Overflows are caused by how you use strings. Basically it happens when you go beyond the space you've allocated and start writing in "random" memory locations. It can happen if you assume something will fit in an array and don't check if you go past the end of it. You can easily achieve this with the gets function (gcc even issues a warning when you use it), since it doesn't take any parameters that tells it how long the string is.
Code: Select all
#include <stdio.h>
int main() {
char* test = "0123456789";
// test now contains a proper null-terminated string
puts(test);
char buffer[7];
puts("Enter a 7-letter word");
gets(buffer);
puts(buffer);
char buffer2[8];
puts("Now enter a 8-letter word and see what happens :)");
gets(buffer2);
puts(buffer2);
}
As I was writing code to show an overflow this situation arose.
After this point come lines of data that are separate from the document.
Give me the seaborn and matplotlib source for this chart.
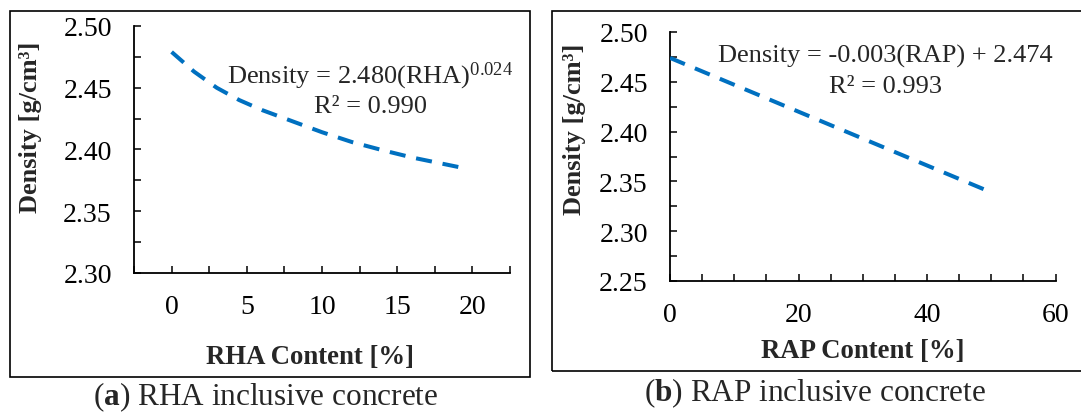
import matplotlib
matplotlib.use('Agg')
import matplotlib.pyplot as plt
from matplotlib.ticker import MultipleLocator, FormatStrFormatter
from matplotlib.patches import Rectangle
import pandas as pd
import seaborn as sns

# (a) RHA fit curve
rha_content = [0, 1.5, 3, 4.5, 6, 8, 10, 12, 14, 16, 18, 19.6]
rha_density = [2.479, 2.463, 2.450, 2.440, 2.432, 2.423, 2.414, 2.406, 2.3995,
               2.3935, 2.3885, 2.3845]

# (b) RAP fit line
rap_content = [0, 10, 20, 30, 40, 50]
rap_density = [2.474, 2.447, 2.420, 2.393, 2.366, 2.339]

rha_df = pd.DataFrame({'RHA Content [%]': rha_content, 'Density': rha_density})
rap_df = pd.DataFrame({'RAP Content [%]': rap_content, 'Density': rap_density})

sns.set_theme(style='ticks')
plt.rcParams['font.family'] = ['Liberation Serif', 'DejaVu Serif']
plt.rcParams['mathtext.fontset'] = 'custom'
plt.rcParams['mathtext.rm'] = 'Liberation Serif'
plt.rcParams['mathtext.bf'] = 'Liberation Serif:bold'
plt.rcParams['mathtext.it'] = 'Liberation Serif:italic'

line_color = '#0070C0'
W, H = 1081, 414
fig = plt.figure(figsize=(W / 100, H / 100), dpi=100)


def px_axes(x0, x1, y0, y1):
    return fig.add_axes([x0 / W, 1 - y1 / H, (x1 - x0) / W, (y1 - y0) / H])


# frames around each panel
fig.patches.append(Rectangle((9.6 / W, 1 - 378 / H), 520.4 / W, 366 / H, transform=fig.transFigure,
                             fill=False, edgecolor='black', linewidth=1.2))
fig.patches.append(Rectangle((552 / W, 1 - 372 / H), 540 / W, 360 / H, transform=fig.transFigure,
                             fill=False, edgecolor='black', linewidth=1.2))

ax1 = px_axes(134, 510, 27, 274)
ax2 = px_axes(670, 1055.5, 33, 282)

sns.lineplot(data=rha_df, x='RHA Content [%]', y='Density', ax=ax1, color=line_color,
             linewidth=2.9, linestyle=(0, (4, 2.7)))
sns.lineplot(data=rap_df, x='RAP Content [%]', y='Density', ax=ax2, color=line_color,
             linewidth=2.9, linestyle=(0, (4, 2.7)))

ax1.set_xlim(-2.5, 22.5)
ax1.set_ylim(2.30, 2.50)
ax1.xaxis.set_major_locator(MultipleLocator(5))
ax1.xaxis.set_minor_locator(MultipleLocator(2.5))
ax1.yaxis.set_major_locator(MultipleLocator(0.05))
ax1.yaxis.set_minor_locator(MultipleLocator(0.025))

ax2.set_xlim(0, 60)
ax2.set_ylim(2.25, 2.50)
ax2.xaxis.set_major_locator(MultipleLocator(20))
ax2.xaxis.set_minor_locator(MultipleLocator(5))
ax2.yaxis.set_major_locator(MultipleLocator(0.05))
ax2.yaxis.set_minor_locator(MultipleLocator(0.025))

for ax in (ax1, ax2):
    sns.despine(ax=ax)
    ax.set_facecolor('none')
    for s in ('left', 'bottom'):
        ax.spines[s].set_color('black')
        ax.spines[s].set_linewidth(1.3)
        ax.spines[s].set_zorder(0.5)
    ax.yaxis.set_major_formatter(FormatStrFormatter('%.2f'))
    ax.tick_params(which='both', direction='in', length=5, width=1.1, color='black',
                   labelsize=20, labelcolor='black')
    ax.tick_params(axis='x', which='both', pad=15)
    ax.tick_params(axis='y', which='both', pad=16)
    ax.set_ylabel('Density [g/cm³]', fontsize=19, fontweight='bold', va='center')

ax1.set_xlabel('RHA Content [%]', fontsize=19.3, fontweight='bold', va='center')
ax2.set_xlabel('RAP Content [%]', fontsize=19.3, fontweight='bold', va='center')
ax1.xaxis.set_label_coords(0.468, -0.340)
ax1.yaxis.set_label_coords(-0.274, 0.595)
ax2.xaxis.set_label_coords(0.501, -0.281)
ax2.yaxis.set_label_coords(-0.248, 0.614)

ax1.text(0.628, 0.802, r'Density = 2.480(RHA)$^{0.024}$', transform=ax1.transAxes,
         ha='center', va='center', fontsize=19)
ax1.text(0.628, 0.676, 'R² = 0.990', transform=ax1.transAxes,
         ha='center', va='center', fontsize=19)
ax2.text(0.558, 0.904, 'Density = -0.003(RAP) + 2.474', transform=ax2.transAxes,
         ha='center', va='center', fontsize=19)
ax2.text(0.558, 0.783, 'R² = 0.993', transform=ax2.transAxes,
         ha='center', va='center', fontsize=19)

fig.text(266 / W, 1 - 397 / H, r'($\mathbf{a}$) RHA inclusive concrete',
         ha='center', va='center', fontsize=22.5)
fig.text(815 / W, 1 - 393 / H, r'($\mathbf{b}$) RAP inclusive concrete',
         ha='center', va='center', fontsize=22.5)

fig.savefig('out.png', dpi=100, facecolor='white')
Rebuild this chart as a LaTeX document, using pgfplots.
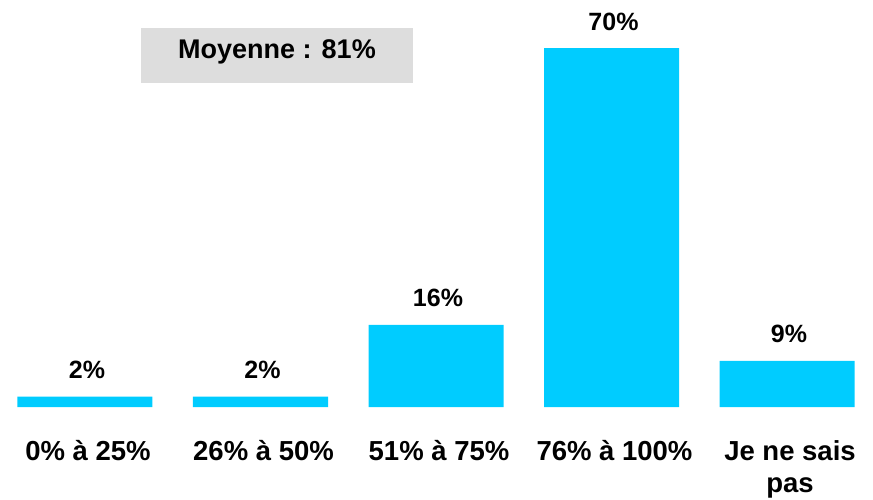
\documentclass[border=0pt]{standalone}
\usepackage{fontspec}
\setmainfont{Liberation Sans}
\usepackage{pgfplots}
\pgfplotsset{compat=1.18}
\definecolor{barcyan}{HTML}{00CCFF}
\definecolor{boxgray}{HTML}{DDDDDD}
\begin{document}
\begin{tikzpicture}
\useasboundingbox (0pt,-92pt) rectangle (873pt,407pt);
\begin{axis}[
  at={(0pt,0pt)}, anchor=south west,
  scale only axis, width=873pt, height=407pt,
  xmin=-0.4843, xmax=4.490, ymin=0, ymax=79.36,
  axis lines*=left, axis line style={draw=none},
  ytick=\empty, xtick={0,1,2,3,4},
  xticklabels={0\% à 25\%, 26\% à 50\%, 51\% à 75\%, 76\% à 100\%, Je ne sais\\pas},
  major tick length=0pt,
  xticklabel style={anchor=north, inner sep=0pt, yshift=-33pt, xshift=3pt, align=center,
    font=\fontsize{27.5}{32}\selectfont\bfseries},
  /pgf/number format/assume math mode=true,
  clip=false,
  ybar, bar width=135pt,
  nodes near coords={\pgfmathprintnumber{\pgfplotspointmeta}\%},
  nodes near coords style={anchor=base, inner sep=0pt, yshift=18pt, xshift=2pt,
    font=\fontsize{25}{30}\selectfont\bfseries, text=black},
]
\addplot[fill=barcyan, draw=none] coordinates {(0,2) (1,2) (2,16) (3,70) (4,9)};
\end{axis}
\fill[boxgray] (141pt,324pt) rectangle (413pt,379pt);
\node[anchor=base, inner sep=0pt, font=\fontsize{27}{32}\selectfont\bfseries] at (277pt,348pt) {Moyenne : 81\%};
\end{tikzpicture}
\end{document}
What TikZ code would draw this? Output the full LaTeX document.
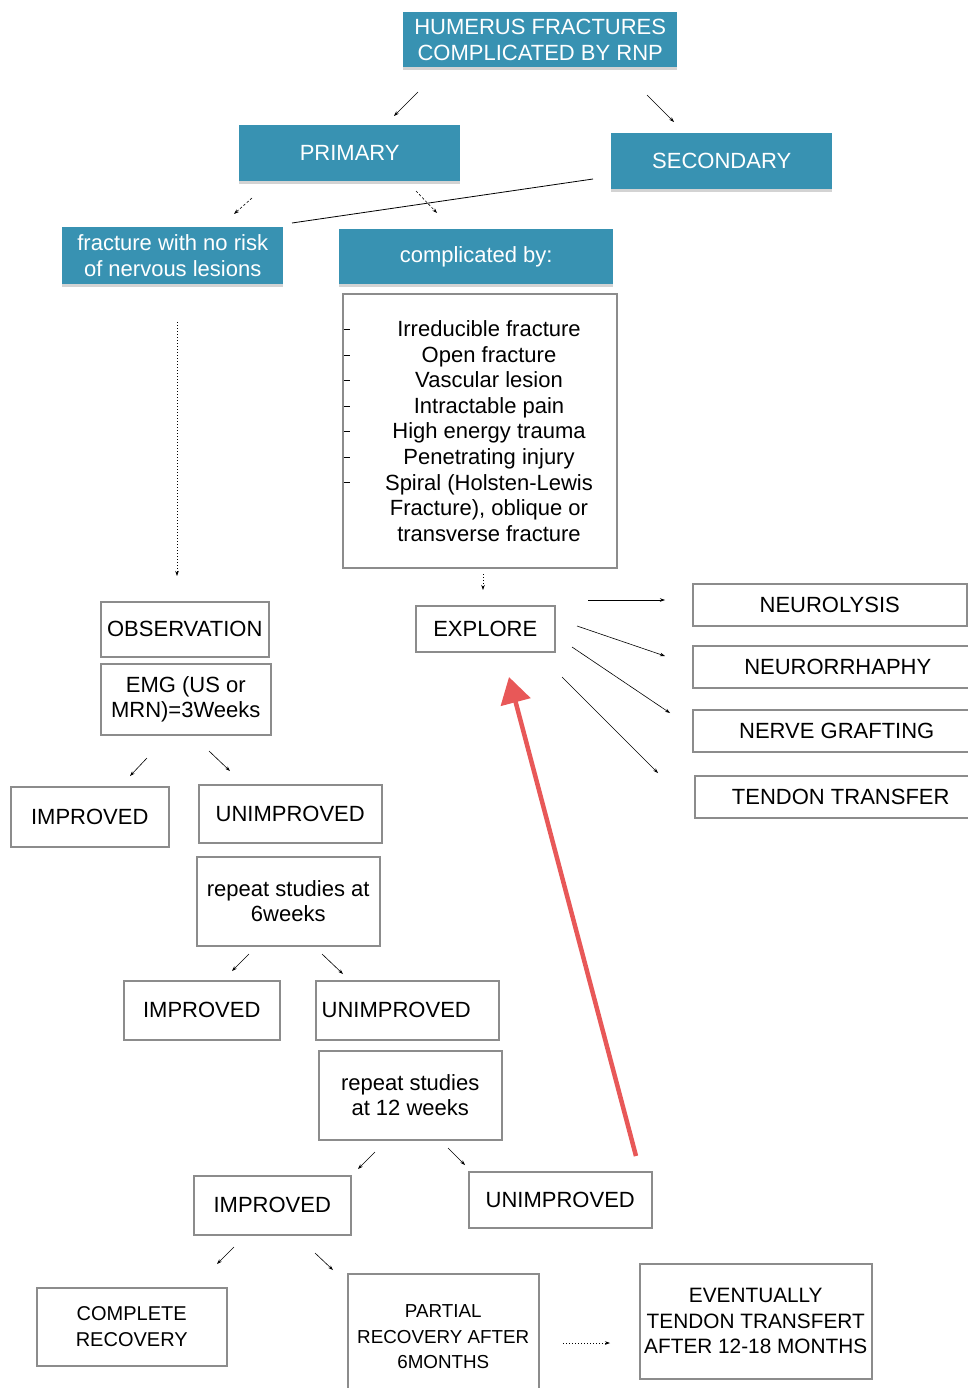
\documentclass[tikz,border=0pt]{standalone}
\usepackage{fontspec}
\setmainfont{Liberation Sans}
\usetikzlibrary{arrows.meta,shadows}
\definecolor{tealbox}{RGB}{56,146,178}
\definecolor{boxgray}{RGB}{140,140,140}
\definecolor{redarrow}{RGB}{232,88,88}
\tikzset{
 tbox/.style={fill=tealbox, text=white, font=\fontsize{22}{25.6}\selectfont, align=center, inner sep=0pt, anchor=north west,
   drop shadow={shadow xshift=0pt,shadow yshift=-3pt,opacity=0.35}},
 wbox/.style={draw=boxgray, line width=1.5pt, fill=white, font=\fontsize{22}{25.6}\selectfont, align=center, inner sep=0pt, anchor=north west},
 txt/.style={font=\fontsize{22}{25.6}\selectfont, align=center, inner sep=0pt},
 arr/.style={-{Stealth[length=5pt,width=3.5pt]}, line width=0.6pt},
 darr/.style={arr, dash pattern=on 2.5pt off 2pt},
 dotarr/.style={arr, dash pattern=on 1.2pt off 1.8pt},
 plainline/.style={line width=0.8pt},
 bigred/.style={draw=redarrow, line width=4.5pt, -{Triangle[length=26pt,width=30pt]}},
 lstdash/.style={line width=0.9pt},
}
\begin{document}
\begin{tikzpicture}[x=1pt,y=-1pt]
\useasboundingbox (0,0) rectangle (968,1388);
% teal boxes
\node[tbox, minimum width=274pt, minimum height=55pt] (hum) at (403,12) {HUMERUS FRACTURES\\COMPLICATED BY RNP};
\node[tbox, minimum width=221pt, minimum height=56pt] (prim) at (239,125) {PRIMARY};
\node[tbox, minimum width=221pt, minimum height=56pt] (sec) at (611,133) {SECONDARY};
\node[tbox, minimum width=221pt, minimum height=57pt] (frac) at (62,227) {fracture with no risk\\ of nervous lesions};
\node[tbox, minimum width=274pt, minimum height=55pt] (comp) at (339,229) {complicated by:};
% list box
\node[wbox, minimum width=274pt, minimum height=274pt] (list) at (342,293) {};
\node[txt] (listtext) at (489,431) {Irreducible fracture\\Open fracture\\Vascular lesion\\Intractable pain\\High energy trauma\\Penetrating injury\\Spiral (Holsten-Lewis\\Fracture), oblique or\\transverse fracture};
\foreach \yy in {0,...,6}{
  \draw[lstdash] (344,{329.5+25.5*\yy}) -- (349.5,{329.5+25.5*\yy});
}
% left column
\node[wbox, minimum width=168pt, minimum height=55pt] (obs) at (100,601) {OBSERVATION};
\node[wbox, minimum width=170pt, minimum height=71pt] (emg) at (100,663) {EMG (US or\\MRN)=3Weeks};
\node[wbox, minimum width=158pt, minimum height=60pt] (imp1) at (10,786) {IMPROVED};
\node[wbox, minimum width=183pt, minimum height=58pt] (unimp1) at (198,784) {UNIMPROVED};
\node[wbox, minimum width=183pt, minimum height=89pt] (rep6) at (196,856) {repeat studies at\\6weeks};
\node[wbox, minimum width=156pt, minimum height=59pt] (imp2) at (123,980) {IMPROVED};
\node[wbox, minimum width=183pt, minimum height=59pt] (unimp2) at (315,980) {UNIMPROVED\hspace*{22pt}};
\node[wbox, minimum width=183pt, minimum height=89pt] (rep12) at (318,1050) {repeat studies\\at 12 weeks};
\node[wbox, minimum width=157pt, minimum height=59pt] (imp3) at (193,1175) {IMPROVED};
\node[wbox, minimum width=183pt, minimum height=56pt] (unimp3) at (468,1171) {UNIMPROVED};
\node[wbox, minimum width=190pt, minimum height=78pt, font=\fontsize{20}{26}\selectfont] (complete) at (36,1287) {COMPLETE\\RECOVERY};
\node[wbox, minimum width=191pt, minimum height=126pt, font=\fontsize{18.8}{25.5}\selectfont] (partial) at (347,1273) {PARTIAL\\RECOVERY AFTER\\6MONTHS};
\node[wbox, minimum width=232pt, minimum height=115pt, font=\fontsize{20.8}{25.5}\selectfont] (event) at (639,1263) {EVENTUALLY\\TENDON TRANSFERT\\AFTER 12-18 MONTHS};
% right side
\node[wbox, minimum width=139pt, minimum height=46pt] (explore) at (415,605) {EXPLORE};
\node[wbox, minimum width=274pt, minimum height=42pt] (neuro) at (692,583) {NEUROLYSIS};
\node[wbox, minimum width=290pt, minimum height=42pt] (neuror) at (692,645) {NEURORRHAPHY};
\node[wbox, minimum width=288pt, minimum height=42pt] (graft) at (692,709) {NERVE GRAFTING};
\node[wbox, minimum width=292pt, minimum height=42pt] (tendon) at (694,775) {TENDON TRANSFER};
% connector end points
\coordinate (a1s) at (418,92);  \coordinate (a1e) at (394,116);
\coordinate (a2s) at (647,95);  \coordinate (a2e) at (674,122);
\coordinate (a3s) at (252,198); \coordinate (a3e) at (234,214);
\coordinate (a4s) at (416,191); \coordinate (a4e) at (437,213);
\coordinate (a5s) at (593,179); \coordinate (a5e) at (292,223);
\coordinate (a6s) at (177,322); \coordinate (a6e) at (177,576);
\coordinate (a7s) at (483,574); \coordinate (a7e) at (483,590);
\coordinate (b1s) at (588,600); \coordinate (b1e) at (665,600);
\coordinate (b2s) at (577,626); \coordinate (b2e) at (665,656);
\coordinate (b3s) at (572,647); \coordinate (b3e) at (670,713);
\coordinate (b4s) at (562,677); \coordinate (b4e) at (658,773);
\coordinate (c1s) at (147,758); \coordinate (c1e) at (130,776);
\coordinate (c2s) at (209,751); \coordinate (c2e) at (230,771);
\coordinate (c3s) at (249,954); \coordinate (c3e) at (232,971);
\coordinate (c4s) at (322,954); \coordinate (c4e) at (343,974);
\coordinate (c5s) at (375,1152); \coordinate (c5e) at (358,1169);
\coordinate (c6s) at (448,1148); \coordinate (c6e) at (465,1165);
\coordinate (c7s) at (234,1247); \coordinate (c7e) at (217,1264);
\coordinate (c8s) at (315,1253); \coordinate (c8e) at (333,1270);
\coordinate (d1s) at (563,1343); \coordinate (d1e) at (610,1343);
\coordinate (rs) at (636,1156);  \coordinate (re) at (509,677);
% connectors
\draw[arr] (a1s) -- (a1e);
\draw[arr] (a2s) -- (a2e);
\draw[darr] (a3s) -- (a3e);
\draw[darr] (a4s) -- (a4e);
\draw[plainline] (a5s) -- (a5e);
\draw[dotarr] (a6s) -- (a6e);
\draw[dotarr] (a7s) -- (a7e);
\draw[arr] (b1s) -- (b1e);
\draw[arr] (b2s) -- (b2e);
\draw[arr] (b3s) -- (b3e);
\draw[arr] (b4s) -- (b4e);
\draw[arr] (c1s) -- (c1e);
\draw[arr] (c2s) -- (c2e);
\draw[arr] (c3s) -- (c3e);
\draw[arr] (c4s) -- (c4e);
\draw[arr] (c5s) -- (c5e);
\draw[arr] (c6s) -- (c6e);
\draw[arr] (c7s) -- (c7e);
\draw[arr] (c8s) -- (c8e);
\draw[dotarr] (d1s) -- (d1e);
\draw[bigred] (rs) -- (re);
\end{tikzpicture}
\end{document}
I've reached the conclusion that the first input works for 7-letter strings because the allocated space for the 7-byte buffer is rounded up to be divisible by the size of int (which is 4 on 32-bit systems and 8 on 64-bit systems). So char buffer[7] and char buffer[8] is actually equal, with gcc on linux at least. It fails when putting a 8-letter word in buffer2 because the null-terminator will overwrite whatever comes next on the stack. If that's the return address for the function you can make it execute non-intended code.